I can be a bit obsessive about things.  For example, since I have seen trailers for the Oliver Stone World Trade Center film for the last week or so, I can't get Coldplay's "Fix You" out of my head.  The fact that this song plays a prominent part in the trailer makes me not want to see the movie.  To be honest, odds were slim to begin with that I would have seen it; there's no way I will see it now. I have questions: couldn't Stone have used a song I liked?  And why does every third movie released since 2000 have to have a Coldplay song in the trailer?

The obsessive part of this is that I can't get the damn song out of my head, so I wind up thinking about it all the time.  I remember reading an interview not long after their last CD was released, and Chris Martin said that he wrote the song in the aftermath of watching Gwenyth Paltrow deal with the death of her father.  Hmm.  Funny how that goes-you write a song about the grief of your spouse, and it turns out to be an anthem for Nicolas Cage getting pulled out of a huge pile of rubble.  I'm sure Martin visualized that when he wrote it.

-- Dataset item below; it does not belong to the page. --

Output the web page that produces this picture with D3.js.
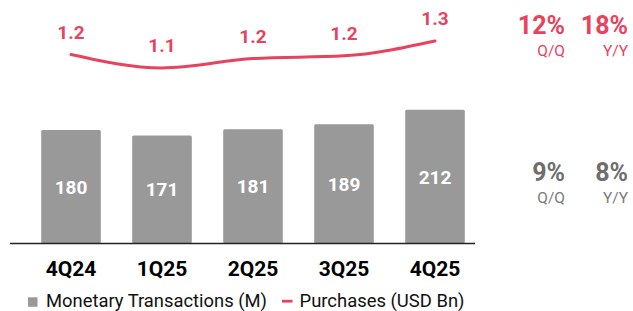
<!DOCTYPE html>
<html>
<head>
<meta charset="utf-8">
<script src="https://cdn.jsdelivr.net/npm/d3@7"></script>
<style>
  html, body { margin: 0; padding: 0; background: #fff; }
  svg { display: block; font-family: Roboto, "Noto Sans", sans-serif; }
</style>
</head>
<body>
<svg id="chart" width="633" height="311"></svg>
<script>
// ---- data ----
const categories = ["4Q24", "1Q25", "2Q25", "3Q25", "4Q25"];
const transactions = [180, 171, 181, 189, 212];        // Monetary Transactions (M)
const purchases = [1.20, 1.10, 1.17, 1.19, 1.30];      // Purchases (USD Bn)
const purchaseGrowth = ["12%", "18%"];
const transactionGrowth = ["9%", "8%"];
const growthLabels = ["Q/Q", "Y/Y"];
const legendLabels = ["Monetary Transactions (M)", "Purchases (USD Bn)"];

const PINK = "#E8435E";
const GREY = "#999999";

const svg = d3.select("#chart");

const x = d3.scaleBand().domain(categories).range([25.5, 480.5])
  .paddingInner(0.345).paddingOuter(0.1725);
const yBar = d3.scaleLinear().domain([0, 250]).range([243.3, 243.3 - 157.5]);
const yLine = d3.scaleLinear().domain([1.0, 1.4]).range([81.5, 27.5]);

// bars
svg.append("g").selectAll("rect").data(transactions).join("rect")
  .attr("x", (d, i) => x(categories[i]))
  .attr("y", d => yBar(d))
  .attr("width", x.bandwidth())
  .attr("height", d => yBar(0) - yBar(d))
  .attr("rx", 1.5)
  .attr("fill", GREY);

// bar labels
svg.append("g").selectAll("text").data(transactions).join("text")
  .attr("x", (d, i) => x(categories[i]) + x.bandwidth() / 2)
  .attr("y", d => (yBar(d) + yBar(0)) / 2 + 7)
  .attr("text-anchor", "middle")
  .attr("font-size", 19).attr("font-weight", 700)
  .attr("fill", "#fff")
  .text(d => d);

// baseline axis
const xAxis = d3.axisBottom(x).tickSize(0).tickPadding(0);
const gx = svg.append("g").attr("transform", `translate(0,${yBar(0)})`).call(xAxis);
gx.select(".domain").remove();
gx.append("line").attr("x1", 10).attr("x2", 475).attr("y1", 0.2).attr("y2", 0.2)
  .attr("stroke", "#222").attr("stroke-width", 1.3);
gx.selectAll(".tick text")
  .attr("y", 33).attr("dy", 0)
  .attr("font-family", "Roboto, sans-serif")
  .attr("font-size", 21).attr("font-weight", 700).attr("fill", "#000");

// line
const line = d3.line()
  .x((d, i) => x(categories[i]) + x.bandwidth() / 2)
  .y(d => yLine(d))
  .curve(d3.curveMonotoneX);
svg.append("path").datum(purchases)
  .attr("d", line).attr("fill", "none")
  .attr("stroke", PINK).attr("stroke-width", 3).attr("stroke-linecap", "round");

// line labels
svg.append("g").selectAll("text").data(purchases).join("text")
  .attr("x", (d, i) => x(categories[i]) + x.bandwidth() / 2)
  .attr("y", d => yLine(d) - 16)
  .attr("text-anchor", "middle")
  .attr("font-size", 19).attr("font-weight", 700)
  .attr("fill", PINK)
  .attr("stroke", "#fff").attr("stroke-width", 3).attr("paint-order", "stroke")
  .attr("stroke-linejoin", "round")
  .text(d => d.toFixed(1));

// growth annotations
const gxPos = [565, 628];
function growth(values, color, subColor, bigY, subY) {
  const g = svg.append("g");
  g.selectAll("text.big").data(values).join("text").attr("class", "big")
    .attr("x", (d, i) => gxPos[i]).attr("y", bigY)
    .attr("text-anchor", "end").attr("font-size", 25).attr("font-weight", 700)
    .attr("fill", color).text(d => d);
  g.selectAll("text.sub").data(growthLabels).join("text").attr("class", "sub")
    .attr("x", (d, i) => gxPos[i]).attr("y", subY)
    .attr("text-anchor", "end").attr("font-size", 15.5)
    .attr("fill", subColor).text(d => d);
}
growth(purchaseGrowth, PINK, PINK, 34.3, 56);
growth(transactionGrowth, "#6e6e6e", "#7a7a7a", 180.7, 203.3);

// legend
const lg = svg.append("g");
lg.append("rect").attr("x", 28).attr("y", 297.3).attr("width", 9.5).attr("height", 9.5).attr("fill", GREY);
lg.append("text").attr("x", 46).attr("y", 306.5).attr("font-size", 18)
  .attr("textLength", 221).attr("lengthAdjust", "spacingAndGlyphs")
  .attr("fill", "#111").text(legendLabels[0]);
lg.append("rect").attr("x", 282).attr("y", 299.8).attr("width", 10.5).attr("height", 2.8).attr("fill", PINK);
lg.append("text").attr("x", 299.5).attr("y", 306.5).attr("font-size", 18)
  .attr("textLength", 165).attr("lengthAdjust", "spacingAndGlyphs")
  .attr("fill", "#111").text(legendLabels[1]);
</script>
</body>
</html>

A while ago I wrote about how much I hate it when songs are used in commercials, and that, as a rule, the lyrics should have to be changed to fit the product being schleped.  I think the same applies here, and the words to "Fix You" should be amended to reflect the theme of the movie.  I can see all sorts of bad-taste scenarios here, an opportunity to outrage every right-wing pundit by writing a song parody dealing with 9/11.  To wit:

Lights will guide you home
And ignite your bones
And I will try to fix you

Actually, those are the real lyrics to the end of the song.  I find the second line particularly interesting.  What is that supposed to mean?  Has Martin been putting phosphorus in Gwen's coffee every morning?  Maybe I was wrong about the whole thing.  Maybe the song in its original form fits in to the theme of 9/11.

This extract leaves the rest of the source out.